■ DATASET SECTION ■
*****

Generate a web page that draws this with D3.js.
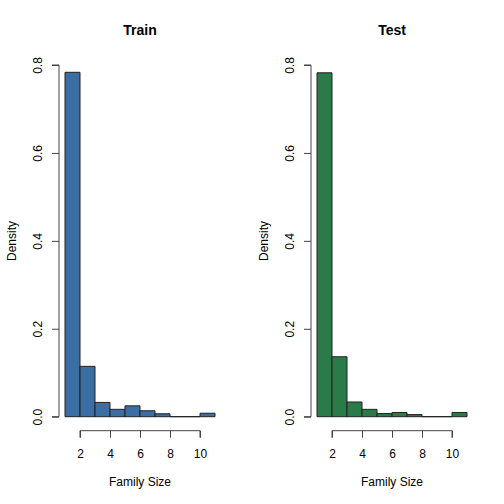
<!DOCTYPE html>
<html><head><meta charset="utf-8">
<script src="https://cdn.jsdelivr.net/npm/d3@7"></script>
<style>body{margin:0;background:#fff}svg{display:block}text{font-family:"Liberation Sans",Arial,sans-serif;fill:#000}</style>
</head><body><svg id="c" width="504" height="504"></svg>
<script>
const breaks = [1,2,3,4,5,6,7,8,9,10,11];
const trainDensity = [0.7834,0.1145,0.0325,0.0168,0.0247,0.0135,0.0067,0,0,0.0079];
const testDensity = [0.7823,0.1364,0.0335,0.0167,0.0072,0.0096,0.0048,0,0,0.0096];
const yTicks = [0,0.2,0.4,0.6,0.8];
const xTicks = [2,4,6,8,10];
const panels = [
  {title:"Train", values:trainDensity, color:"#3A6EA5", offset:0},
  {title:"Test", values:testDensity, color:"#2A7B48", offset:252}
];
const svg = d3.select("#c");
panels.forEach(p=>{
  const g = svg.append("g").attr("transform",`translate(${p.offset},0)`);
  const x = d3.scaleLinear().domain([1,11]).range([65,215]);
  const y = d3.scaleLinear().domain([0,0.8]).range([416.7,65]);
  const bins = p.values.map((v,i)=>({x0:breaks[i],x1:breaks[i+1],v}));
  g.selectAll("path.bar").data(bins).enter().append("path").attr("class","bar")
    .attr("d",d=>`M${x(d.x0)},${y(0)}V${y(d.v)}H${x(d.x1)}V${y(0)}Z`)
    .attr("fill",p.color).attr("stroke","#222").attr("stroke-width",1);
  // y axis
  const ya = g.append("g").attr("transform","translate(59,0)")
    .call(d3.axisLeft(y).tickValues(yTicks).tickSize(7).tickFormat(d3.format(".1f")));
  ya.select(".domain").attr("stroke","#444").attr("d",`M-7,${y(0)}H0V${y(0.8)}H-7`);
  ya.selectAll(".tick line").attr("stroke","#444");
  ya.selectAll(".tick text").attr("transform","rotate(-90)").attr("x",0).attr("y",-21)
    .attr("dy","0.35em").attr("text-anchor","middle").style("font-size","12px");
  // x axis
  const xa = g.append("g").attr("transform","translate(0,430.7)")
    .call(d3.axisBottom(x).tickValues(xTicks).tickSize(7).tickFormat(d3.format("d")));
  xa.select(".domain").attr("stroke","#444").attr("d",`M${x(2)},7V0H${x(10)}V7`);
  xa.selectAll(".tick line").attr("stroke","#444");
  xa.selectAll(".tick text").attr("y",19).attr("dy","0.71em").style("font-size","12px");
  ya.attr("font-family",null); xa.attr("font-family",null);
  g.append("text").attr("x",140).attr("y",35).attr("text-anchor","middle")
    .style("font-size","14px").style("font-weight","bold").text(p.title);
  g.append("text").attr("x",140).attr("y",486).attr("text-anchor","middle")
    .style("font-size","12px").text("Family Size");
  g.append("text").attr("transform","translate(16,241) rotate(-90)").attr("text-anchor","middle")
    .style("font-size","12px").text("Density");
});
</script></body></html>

*****

■ JOB ■
Write the full listing out again with every line unchanged, but include no pictures.

■ SOLUTION TO THE EXERCISE ■
Generate a web page that draws this with D3.js.
<!DOCTYPE html>
<html><head><meta charset="utf-8">
<script src="https://cdn.jsdelivr.net/npm/d3@7"></script>
<style>body{margin:0;background:#fff}svg{display:block}text{font-family:"Liberation Sans",Arial,sans-serif;fill:#000}</style>
</head><body><svg id="c" width="504" height="504"></svg>
<script>
const breaks = [1,2,3,4,5,6,7,8,9,10,11];
const trainDensity = [0.7834,0.1145,0.0325,0.0168,0.0247,0.0135,0.0067,0,0,0.0079];
const testDensity = [0.7823,0.1364,0.0335,0.0167,0.0072,0.0096,0.0048,0,0,0.0096];
const yTicks = [0,0.2,0.4,0.6,0.8];
const xTicks = [2,4,6,8,10];
const panels = [
  {title:"Train", values:trainDensity, color:"#3A6EA5", offset:0},
  {title:"Test", values:testDensity, color:"#2A7B48", offset:252}
];
const svg = d3.select("#c");
panels.forEach(p=>{
  const g = svg.append("g").attr("transform",`translate(${p.offset},0)`);
  const x = d3.scaleLinear().domain([1,11]).range([65,215]);
  const y = d3.scaleLinear().domain([0,0.8]).range([416.7,65]);
  const bins = p.values.map((v,i)=>({x0:breaks[i],x1:breaks[i+1],v}));
  g.selectAll("path.bar").data(bins).enter().append("path").attr("class","bar")
    .attr("d",d=>`M${x(d.x0)},${y(0)}V${y(d.v)}H${x(d.x1)}V${y(0)}Z`)
    .attr("fill",p.color).attr("stroke","#222").attr("stroke-width",1);
  // y axis
  const ya = g.append("g").attr("transform","translate(59,0)")
    .call(d3.axisLeft(y).tickValues(yTicks).tickSize(7).tickFormat(d3.format(".1f")));
  ya.select(".domain").attr("stroke","#444").attr("d",`M-7,${y(0)}H0V${y(0.8)}H-7`);
  ya.selectAll(".tick line").attr("stroke","#444");
  ya.selectAll(".tick text").attr("transform","rotate(-90)").attr("x",0).attr("y",-21)
    .attr("dy","0.35em").attr("text-anchor","middle").style("font-size","12px");
  // x axis
  const xa = g.append("g").attr("transform","translate(0,430.7)")
    .call(d3.axisBottom(x).tickValues(xTicks).tickSize(7).tickFormat(d3.format("d")));
  xa.select(".domain").attr("stroke","#444").attr("d",`M${x(2)},7V0H${x(10)}V7`);
  xa.selectAll(".tick line").attr("stroke","#444");
  xa.selectAll(".tick text").attr("y",19).attr("dy","0.71em").style("font-size","12px");
  ya.attr("font-family",null); xa.attr("font-family",null);
  g.append("text").attr("x",140).attr("y",35).attr("text-anchor","middle")
    .style("font-size","14px").style("font-weight","bold").text(p.title);
  g.append("text").attr("x",140).attr("y",486).attr("text-anchor","middle")
    .style("font-size","12px").text("Family Size");
  g.append("text").attr("transform","translate(16,241) rotate(-90)").attr("text-anchor","middle")
    .style("font-size","12px").text("Density");
});
</script></body></html>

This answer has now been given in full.